Text messaging has become another ultra-cheap way to communicate. Once, in the middle of Nigeria, I met a woman who was instant messaging with her sister, who was having a baby in England. The woman in Nigeria was thrilled that, in some way, she could be there.

The potential benefits of this technology are being tapped in creative ways. A program in Tanzania called SMS for Life helps track supplies of malaria medications to ensure availability in remote areas. In some countries, patients far from hospitals or clinics can text or call health care providers for advice. In South Africa, an AIDS mobile hotline is helping fight the disease. Crisis-reporting software for cell phones, such as FrontlineSMS and Ushahidi, has helped create real-time pictures of events as they unfold during wars, disasters, and elections, so help can be delivered as fast and efficiently as possible.

The impact on the lives of individuals is huge – and obvious to anyone walking around an African city – but it is only beginning to be quantified. Some studies suggest that for every 10 percent increase in the number of mobile phones, per capita GDP increases 0.6 to 0.8 percent – in part by making markets more efficient. Farmers and fishermen, for example, can find out where to get the best prices.

Mobile banking is also catching on. People make purchases and manage their financial affairs on their phones with Wizzit in South Africa, MobiCash in Djibouti, and M-Pesa in Kenya. One study estimates that among rural households that have started using “mobile money,” incomes have increased 5 to 30 percent.

Mobile phones have made life easier, better, more secure, and more interesting for millions of people. Dowden points out that the explosion of cell phone use and its effects came as a surprise to many experts, in part because people’s “desire to communicate” had been greatly underestimated.

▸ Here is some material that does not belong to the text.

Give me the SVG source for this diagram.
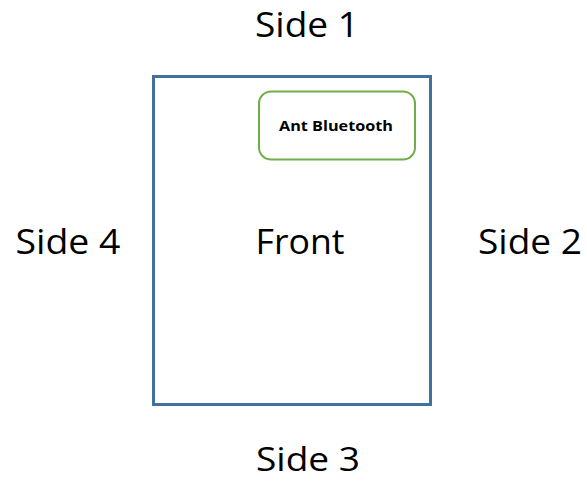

That desire is one of the things I love most about Africa – the readiness of people to converse, to argue, to parse, to discuss, to disagree. The channels of communication have always been open, but with mobile phones, people’s ideas travel farther than ever.

And while people in Kenya talk a lot on their phones, this doesn’t seem to have inhibited face-to-fact interactions. When I was there most recently, I had many long and interesting conversations with complete strangers. (Often, they would then ask for my phone number.)

One day, I was walking down the street when an old man asked me where I was from. He wanted to know what I thought of Nairobi, what I was doing there, and so on. I mentioned that it had been a long time since I had been there, and how much I thought the city had changed.

“Everyone has one of these now,” I said, and pulled out my ancient phone.

The man looked at it, and his eyes widened.

“I used to have this exact same phone!” he said. “I loved that phone. It never, ever failed.”